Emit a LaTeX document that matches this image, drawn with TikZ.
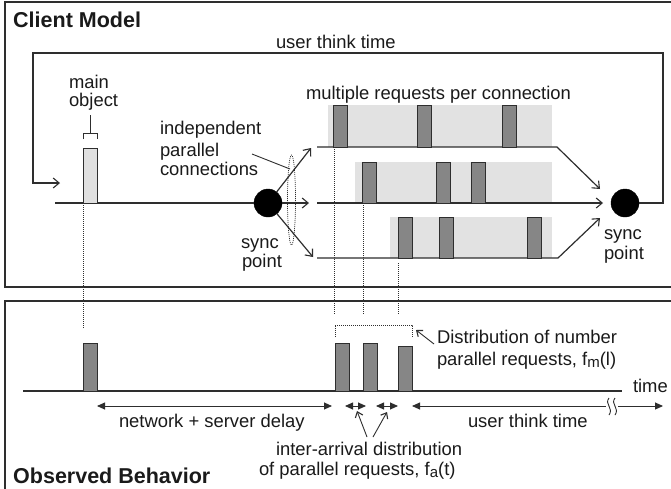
\documentclass[tikz,border=0pt]{standalone}
\usepackage{fontspec}
\setmainfont{Liberation Sans}
\usetikzlibrary{arrows.meta}
\definecolor{lc}{HTML}{2E2E2E}
\definecolor{txtc}{HTML}{1A1A1A}
\definecolor{bgc}{HTML}{E2E2E2}
\definecolor{barc}{HTML}{868686}
\definecolor{mbarc}{HTML}{E0E0E0}
\newcommand{\subl}[1]{\raisebox{-0.3ex}{\fontsize{15}{15}\selectfont #1}}
\tikzset{
  panel/.style={draw=lc, line width=1.3pt},
  ln/.style={draw=lc, line width=1.2pt},
  thinln/.style={draw=lc, line width=0.9pt},
  dotl/.style={draw=lc, line width=0.7pt, dash pattern=on 1pt off 1pt},
  barb/.style={-{Straight Barb[length=6pt,width=10pt,line width=1.1pt]}},
  barbs/.style={-{Straight Barb[length=5pt,width=8pt,line width=1.1pt]}},
  tri/.style={{Triangle[length=8pt,width=7pt]}-{Triangle[length=8pt,width=7pt]}},
  trir/.style={-{Triangle[length=8pt,width=7pt]}},
  txt/.style={anchor=base west, inner sep=0pt, outer sep=0pt, text=txtc, font=\fontsize{18.4}{20}\selectfont},
  ttl/.style={anchor=base west, inner sep=0pt, text=txtc, font=\fontsize{21.5}{23}\selectfont\bfseries},
  bar/.style={draw=lc, fill=barc, line width=0.9pt, minimum width=14pt, inner sep=0pt, outer sep=0pt, anchor=south west},
  mbar/.style={draw=lc, fill=mbarc, line width=0.9pt, minimum width=14pt, inner sep=0pt, outer sep=0pt, anchor=south west},
  sync/.style={circle, fill=black, draw=black, minimum size=28pt, inner sep=0pt, outer sep=0pt},
}
\begin{document}
\begin{tikzpicture}[x=1pt,y=-1pt]
\clip (0,0) rectangle (671,488);
\fill[white] (0,0) rectangle (671,488);
% panels
\draw[panel] (5,2) rectangle (700,287);
\draw[panel] (5,301) rectangle (700,520);
\node[ttl] (cm) at (13,27) {Client Model};
\node[ttl] (ob) at (13,483) {Observed Behavior};

% light backgrounds of connections
\fill[bgc] (328,105) rectangle (552,147);
\fill[bgc] (355,162) rectangle (552,203);
\fill[bgc] (390,217) rectangle (552,258);

% dotted verticals
\draw[dotl] (83,203) -- (83,329);
\draw[dotl] (334,147) -- (334,315);
\draw[dotl] (363,203) -- (363,315);
\draw[dotl] (398,263) -- (398,315);

% sync points
\node[sync] (sL) at (268,203) {};
\node[sync] (sR) at (625,203) {};

% user think time loop
\coordinate (loopR) at (663,203);
\coordinate (loopin) at (60,183);
\draw[ln, barb] (sR.east) -- (loopR) |- (33,53) |- (loopin);
\node[txt] (utt) at (276,48) {user think time};

% main line and main object
\coordinate (mstart) at (55,203);
\draw[ln] (mstart) -- (sL.west);
\node[mbar, minimum height=55pt] (mo) at (83,203) {};
\draw[thinln] (83,139) -- (83,133) -- (97,133) -- (97,139);
\draw[thinln] (90,133) -- (90,115);
\node[txt] (main) at (69,88) {main};
\node[txt] (obj) at (69,106) {object};

% arrows from left sync point
\coordinate (u1) at (311,148);
\coordinate (m1) at (309,203);
\coordinate (d1) at (313,257);
\draw[ln, barb] (sL) -- (u1);
\draw[ln, barb] (sL) -- (m1);
\draw[ln, barb] (sL) -- (d1);
\draw[dotl] (291.5,200) ellipse [x radius=4, y radius=45];
\node[txt] (ind1) at (160,134) {independent};
\node[txt] (ind2) at (160,156) {parallel};
\node[txt] (ind3) at (160,175) {connections};
\draw[thinln] (252,154) -- (290,169);
\node[txt] (syL1) at (241,248) {sync};
\node[txt] (syL2) at (242,267) {point};

% connections
\coordinate (t0) at (317,147); \coordinate (t1) at (557,147); \coordinate (t2) at (600,189);
\coordinate (c0) at (317,203); \coordinate (c2) at (603,203);
\coordinate (b0) at (317,258); \coordinate (b1) at (558,258); \coordinate (b2) at (600,218);
\draw[ln, barb] (t0) -- (t1) -- (t2);
\draw[ln, barb] (c0) -- (c2);
\draw[ln, barb] (b0) -- (b1) -- (b2);
\node[txt] (mrpc) at (306,99) {multiple requests per connection};
\node[txt] (syR1) at (604,239) {sync};
\node[txt] (syR2) at (604,259) {point};

% request bars
\node[bar, minimum height=42pt] (r11) at (333,147) {};
\node[bar, minimum height=42pt] (r12) at (417,147) {};
\node[bar, minimum height=42pt] (r13) at (502,147) {};
\node[bar, minimum height=41pt] (r21) at (362,203) {};
\node[bar, minimum height=41pt] (r22) at (436,203) {};
\node[bar, minimum height=41pt] (r23) at (471,203) {};
\node[bar, minimum height=41pt] (r31) at (398,258) {};
\node[bar, minimum height=41pt] (r32) at (439,258) {};
\node[bar, minimum height=41pt] (r33) at (527,258) {};

% ---------- observed behavior ----------
\coordinate (tl0) at (23,391); \coordinate (tl1) at (622,391);
\draw[ln] (tl0) -- (tl1);
\node[txt] (time) at (633,392) {time};
\node[bar, minimum height=48pt] (o0) at (83,391) {};
\node[bar, minimum height=48pt] (o1) at (335,391) {};
\node[bar, minimum height=48pt] (o2) at (363,391) {};
\node[bar, minimum height=45pt] (o3) at (398,391) {};
\draw[dotl] (335,337) -- (335,325) -- (412,325) -- (412,337);
\coordinate (dA) at (434,344); \coordinate (dB) at (416,330);
\draw[thinln, barbs] (dA) -- (dB);
\node[txt] (dist1) at (437,343) {Distribution of number};
\node[txt] (dist2) at (437,365) {parallel requests, f\subl{m}(l)};

% interval arrows
\coordinate (n0) at (97,406); \coordinate (n1) at (332,406);
\draw[thinln, tri] (n0) -- (n1);
\coordinate (i0) at (345,406); \coordinate (i1) at (366,406);
\draw[thinln, tri] (i0) -- (i1);
\coordinate (j0) at (376,406); \coordinate (j1) at (398,406);
\draw[thinln, tri] (j0) -- (j1);
\coordinate (w0) at (412,406); \coordinate (w1) at (663,406);
\draw[thinln, tri] (w0) -- (w1);
\fill[white] (606,398) rectangle (618,415);
\draw[thinln] (609,398) .. controls (604,404) and (614,408) .. (609,415);
\draw[thinln] (615,398) .. controls (610,404) and (620,408) .. (615,415);
\node[txt] (nsd) at (119,427) {network + server delay};
\node[txt] (utt2) at (468,427) {user think time};
\coordinate (ia0) at (367,437); \coordinate (ia1) at (357,411);
\coordinate (ib0) at (373,437); \coordinate (ib1) at (387,412);
\draw[thinln, barbs] (ia0) -- (ia1);
\draw[thinln, barbs] (ib0) -- (ib1);
\node[txt] (iad1) at (276,455) {inter-arrival distribution};
\node[txt] (iad2) at (259,475) {of parallel requests, f\subl{a}(t)};
\end{tikzpicture}
\end{document}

_What is required:_ Return the listing above unchanged, apart from dropping its pictures.

_Task result:_
Emit a LaTeX document that matches this image, drawn with TikZ.
\documentclass[tikz,border=0pt]{standalone}
\usepackage{fontspec}
\setmainfont{Liberation Sans}
\usetikzlibrary{arrows.meta}
\definecolor{lc}{HTML}{2E2E2E}
\definecolor{txtc}{HTML}{1A1A1A}
\definecolor{bgc}{HTML}{E2E2E2}
\definecolor{barc}{HTML}{868686}
\definecolor{mbarc}{HTML}{E0E0E0}
\newcommand{\subl}[1]{\raisebox{-0.3ex}{\fontsize{15}{15}\selectfont #1}}
\tikzset{
  panel/.style={draw=lc, line width=1.3pt},
  ln/.style={draw=lc, line width=1.2pt},
  thinln/.style={draw=lc, line width=0.9pt},
  dotl/.style={draw=lc, line width=0.7pt, dash pattern=on 1pt off 1pt},
  barb/.style={-{Straight Barb[length=6pt,width=10pt,line width=1.1pt]}},
  barbs/.style={-{Straight Barb[length=5pt,width=8pt,line width=1.1pt]}},
  tri/.style={{Triangle[length=8pt,width=7pt]}-{Triangle[length=8pt,width=7pt]}},
  trir/.style={-{Triangle[length=8pt,width=7pt]}},
  txt/.style={anchor=base west, inner sep=0pt, outer sep=0pt, text=txtc, font=\fontsize{18.4}{20}\selectfont},
  ttl/.style={anchor=base west, inner sep=0pt, text=txtc, font=\fontsize{21.5}{23}\selectfont\bfseries},
  bar/.style={draw=lc, fill=barc, line width=0.9pt, minimum width=14pt, inner sep=0pt, outer sep=0pt, anchor=south west},
  mbar/.style={draw=lc, fill=mbarc, line width=0.9pt, minimum width=14pt, inner sep=0pt, outer sep=0pt, anchor=south west},
  sync/.style={circle, fill=black, draw=black, minimum size=28pt, inner sep=0pt, outer sep=0pt},
}
\begin{document}
\begin{tikzpicture}[x=1pt,y=-1pt]
\clip (0,0) rectangle (671,488);
\fill[white] (0,0) rectangle (671,488);
% panels
\draw[panel] (5,2) rectangle (700,287);
\draw[panel] (5,301) rectangle (700,520);
\node[ttl] (cm) at (13,27) {Client Model};
\node[ttl] (ob) at (13,483) {Observed Behavior};

% light backgrounds of connections
\fill[bgc] (328,105) rectangle (552,147);
\fill[bgc] (355,162) rectangle (552,203);
\fill[bgc] (390,217) rectangle (552,258);

% dotted verticals
\draw[dotl] (83,203) -- (83,329);
\draw[dotl] (334,147) -- (334,315);
\draw[dotl] (363,203) -- (363,315);
\draw[dotl] (398,263) -- (398,315);

% sync points
\node[sync] (sL) at (268,203) {};
\node[sync] (sR) at (625,203) {};

% user think time loop
\coordinate (loopR) at (663,203);
\coordinate (loopin) at (60,183);
\draw[ln, barb] (sR.east) -- (loopR) |- (33,53) |- (loopin);
\node[txt] (utt) at (276,48) {user think time};

% main line and main object
\coordinate (mstart) at (55,203);
\draw[ln] (mstart) -- (sL.west);
\node[mbar, minimum height=55pt] (mo) at (83,203) {};
\draw[thinln] (83,139) -- (83,133) -- (97,133) -- (97,139);
\draw[thinln] (90,133) -- (90,115);
\node[txt] (main) at (69,88) {main};
\node[txt] (obj) at (69,106) {object};

% arrows from left sync point
\coordinate (u1) at (311,148);
\coordinate (m1) at (309,203);
\coordinate (d1) at (313,257);
\draw[ln, barb] (sL) -- (u1);
\draw[ln, barb] (sL) -- (m1);
\draw[ln, barb] (sL) -- (d1);
\draw[dotl] (291.5,200) ellipse [x radius=4, y radius=45];
\node[txt] (ind1) at (160,134) {independent};
\node[txt] (ind2) at (160,156) {parallel};
\node[txt] (ind3) at (160,175) {connections};
\draw[thinln] (252,154) -- (290,169);
\node[txt] (syL1) at (241,248) {sync};
\node[txt] (syL2) at (242,267) {point};

% connections
\coordinate (t0) at (317,147); \coordinate (t1) at (557,147); \coordinate (t2) at (600,189);
\coordinate (c0) at (317,203); \coordinate (c2) at (603,203);
\coordinate (b0) at (317,258); \coordinate (b1) at (558,258); \coordinate (b2) at (600,218);
\draw[ln, barb] (t0) -- (t1) -- (t2);
\draw[ln, barb] (c0) -- (c2);
\draw[ln, barb] (b0) -- (b1) -- (b2);
\node[txt] (mrpc) at (306,99) {multiple requests per connection};
\node[txt] (syR1) at (604,239) {sync};
\node[txt] (syR2) at (604,259) {point};

% request bars
\node[bar, minimum height=42pt] (r11) at (333,147) {};
\node[bar, minimum height=42pt] (r12) at (417,147) {};
\node[bar, minimum height=42pt] (r13) at (502,147) {};
\node[bar, minimum height=41pt] (r21) at (362,203) {};
\node[bar, minimum height=41pt] (r22) at (436,203) {};
\node[bar, minimum height=41pt] (r23) at (471,203) {};
\node[bar, minimum height=41pt] (r31) at (398,258) {};
\node[bar, minimum height=41pt] (r32) at (439,258) {};
\node[bar, minimum height=41pt] (r33) at (527,258) {};

% ---------- observed behavior ----------
\coordinate (tl0) at (23,391); \coordinate (tl1) at (622,391);
\draw[ln] (tl0) -- (tl1);
\node[txt] (time) at (633,392) {time};
\node[bar, minimum height=48pt] (o0) at (83,391) {};
\node[bar, minimum height=48pt] (o1) at (335,391) {};
\node[bar, minimum height=48pt] (o2) at (363,391) {};
\node[bar, minimum height=45pt] (o3) at (398,391) {};
\draw[dotl] (335,337) -- (335,325) -- (412,325) -- (412,337);
\coordinate (dA) at (434,344); \coordinate (dB) at (416,330);
\draw[thinln, barbs] (dA) -- (dB);
\node[txt] (dist1) at (437,343) {Distribution of number};
\node[txt] (dist2) at (437,365) {parallel requests, f\subl{m}(l)};

% interval arrows
\coordinate (n0) at (97,406); \coordinate (n1) at (332,406);
\draw[thinln, tri] (n0) -- (n1);
\coordinate (i0) at (345,406); \coordinate (i1) at (366,406);
\draw[thinln, tri] (i0) -- (i1);
\coordinate (j0) at (376,406); \coordinate (j1) at (398,406);
\draw[thinln, tri] (j0) -- (j1);
\coordinate (w0) at (412,406); \coordinate (w1) at (663,406);
\draw[thinln, tri] (w0) -- (w1);
\fill[white] (606,398) rectangle (618,415);
\draw[thinln] (609,398) .. controls (604,404) and (614,408) .. (609,415);
\draw[thinln] (615,398) .. controls (610,404) and (620,408) .. (615,415);
\node[txt] (nsd) at (119,427) {network + server delay};
\node[txt] (utt2) at (468,427) {user think time};
\coordinate (ia0) at (367,437); \coordinate (ia1) at (357,411);
\coordinate (ib0) at (373,437); \coordinate (ib1) at (387,412);
\draw[thinln, barbs] (ia0) -- (ia1);
\draw[thinln, barbs] (ib0) -- (ib1);
\node[txt] (iad1) at (276,455) {inter-arrival distribution};
\node[txt] (iad2) at (259,475) {of parallel requests, f\subl{a}(t)};
\end{tikzpicture}
\end{document}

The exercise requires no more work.